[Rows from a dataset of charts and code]
▼
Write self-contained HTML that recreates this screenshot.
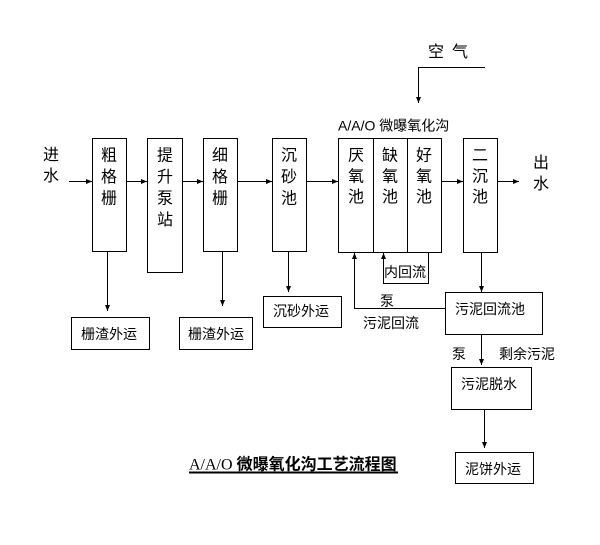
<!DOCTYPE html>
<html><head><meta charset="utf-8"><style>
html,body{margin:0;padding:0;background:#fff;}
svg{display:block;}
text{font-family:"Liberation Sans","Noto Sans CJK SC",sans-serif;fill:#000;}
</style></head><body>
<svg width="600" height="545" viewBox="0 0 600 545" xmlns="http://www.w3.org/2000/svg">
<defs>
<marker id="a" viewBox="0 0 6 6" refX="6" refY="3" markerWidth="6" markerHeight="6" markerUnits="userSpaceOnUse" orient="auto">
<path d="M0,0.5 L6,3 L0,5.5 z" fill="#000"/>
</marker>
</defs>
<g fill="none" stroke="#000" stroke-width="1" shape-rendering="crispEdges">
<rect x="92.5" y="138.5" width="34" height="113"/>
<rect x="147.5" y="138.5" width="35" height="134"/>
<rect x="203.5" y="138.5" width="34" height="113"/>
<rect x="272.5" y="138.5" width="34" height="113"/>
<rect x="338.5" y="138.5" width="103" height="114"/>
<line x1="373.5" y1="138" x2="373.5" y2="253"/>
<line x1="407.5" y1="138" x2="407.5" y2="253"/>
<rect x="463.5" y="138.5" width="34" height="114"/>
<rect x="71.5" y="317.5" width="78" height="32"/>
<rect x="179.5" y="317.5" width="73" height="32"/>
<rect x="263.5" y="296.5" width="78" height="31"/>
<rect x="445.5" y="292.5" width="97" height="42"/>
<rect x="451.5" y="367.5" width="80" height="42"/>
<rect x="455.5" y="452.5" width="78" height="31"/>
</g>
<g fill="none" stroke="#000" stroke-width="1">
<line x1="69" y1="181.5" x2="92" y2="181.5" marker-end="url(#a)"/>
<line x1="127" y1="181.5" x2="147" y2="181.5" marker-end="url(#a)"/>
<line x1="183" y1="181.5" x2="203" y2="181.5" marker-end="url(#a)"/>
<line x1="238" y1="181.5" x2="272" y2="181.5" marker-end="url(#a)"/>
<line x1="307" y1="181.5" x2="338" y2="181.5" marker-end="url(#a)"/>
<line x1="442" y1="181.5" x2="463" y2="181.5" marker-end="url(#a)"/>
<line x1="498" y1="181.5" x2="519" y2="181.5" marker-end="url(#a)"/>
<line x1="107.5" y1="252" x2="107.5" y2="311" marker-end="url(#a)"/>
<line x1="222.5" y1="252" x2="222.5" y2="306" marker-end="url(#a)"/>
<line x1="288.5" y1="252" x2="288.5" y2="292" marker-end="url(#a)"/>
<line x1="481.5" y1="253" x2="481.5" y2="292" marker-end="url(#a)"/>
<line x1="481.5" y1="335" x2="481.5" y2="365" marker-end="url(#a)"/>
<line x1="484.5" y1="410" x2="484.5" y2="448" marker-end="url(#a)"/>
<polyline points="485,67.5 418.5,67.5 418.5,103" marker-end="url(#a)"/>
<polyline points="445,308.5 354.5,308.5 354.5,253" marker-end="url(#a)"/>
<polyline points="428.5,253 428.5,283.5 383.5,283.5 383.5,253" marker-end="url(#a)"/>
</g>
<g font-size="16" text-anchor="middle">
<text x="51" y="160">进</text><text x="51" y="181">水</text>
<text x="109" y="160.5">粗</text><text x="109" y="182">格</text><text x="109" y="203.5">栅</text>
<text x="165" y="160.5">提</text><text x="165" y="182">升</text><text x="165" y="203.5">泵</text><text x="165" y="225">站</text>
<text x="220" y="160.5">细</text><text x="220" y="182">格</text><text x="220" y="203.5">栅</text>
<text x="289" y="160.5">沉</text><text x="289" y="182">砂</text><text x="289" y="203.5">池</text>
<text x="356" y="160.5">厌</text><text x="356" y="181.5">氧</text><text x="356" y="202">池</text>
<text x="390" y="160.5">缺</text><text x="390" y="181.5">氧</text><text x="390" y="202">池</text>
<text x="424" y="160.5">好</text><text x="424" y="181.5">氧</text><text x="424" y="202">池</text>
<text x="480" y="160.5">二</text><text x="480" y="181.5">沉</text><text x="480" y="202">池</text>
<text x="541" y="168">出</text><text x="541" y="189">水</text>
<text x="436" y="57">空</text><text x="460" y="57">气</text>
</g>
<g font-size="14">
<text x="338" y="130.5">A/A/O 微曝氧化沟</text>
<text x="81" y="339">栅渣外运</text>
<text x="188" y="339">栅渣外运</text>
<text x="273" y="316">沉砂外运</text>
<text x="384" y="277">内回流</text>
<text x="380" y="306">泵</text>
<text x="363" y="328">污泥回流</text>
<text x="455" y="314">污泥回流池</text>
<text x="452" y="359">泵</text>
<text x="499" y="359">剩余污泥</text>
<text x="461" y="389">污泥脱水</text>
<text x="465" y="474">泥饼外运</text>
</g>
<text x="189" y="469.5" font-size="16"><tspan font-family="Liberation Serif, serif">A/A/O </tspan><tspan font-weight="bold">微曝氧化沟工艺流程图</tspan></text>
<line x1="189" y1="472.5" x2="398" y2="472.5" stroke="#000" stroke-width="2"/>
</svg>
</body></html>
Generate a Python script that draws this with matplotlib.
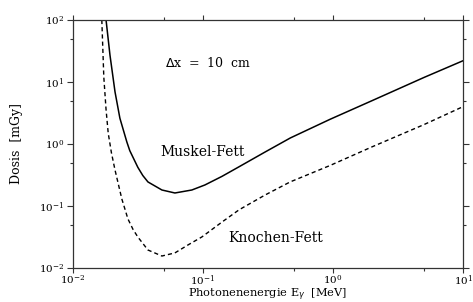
▲
- WORK TO BE COMPLETED
Show the lines where the word "that" appears in the entries.

- SOLVED EXERCISE
Write self-contained HTML that recreates this screenshot.
Generate a Python script that draws this with matplotlib.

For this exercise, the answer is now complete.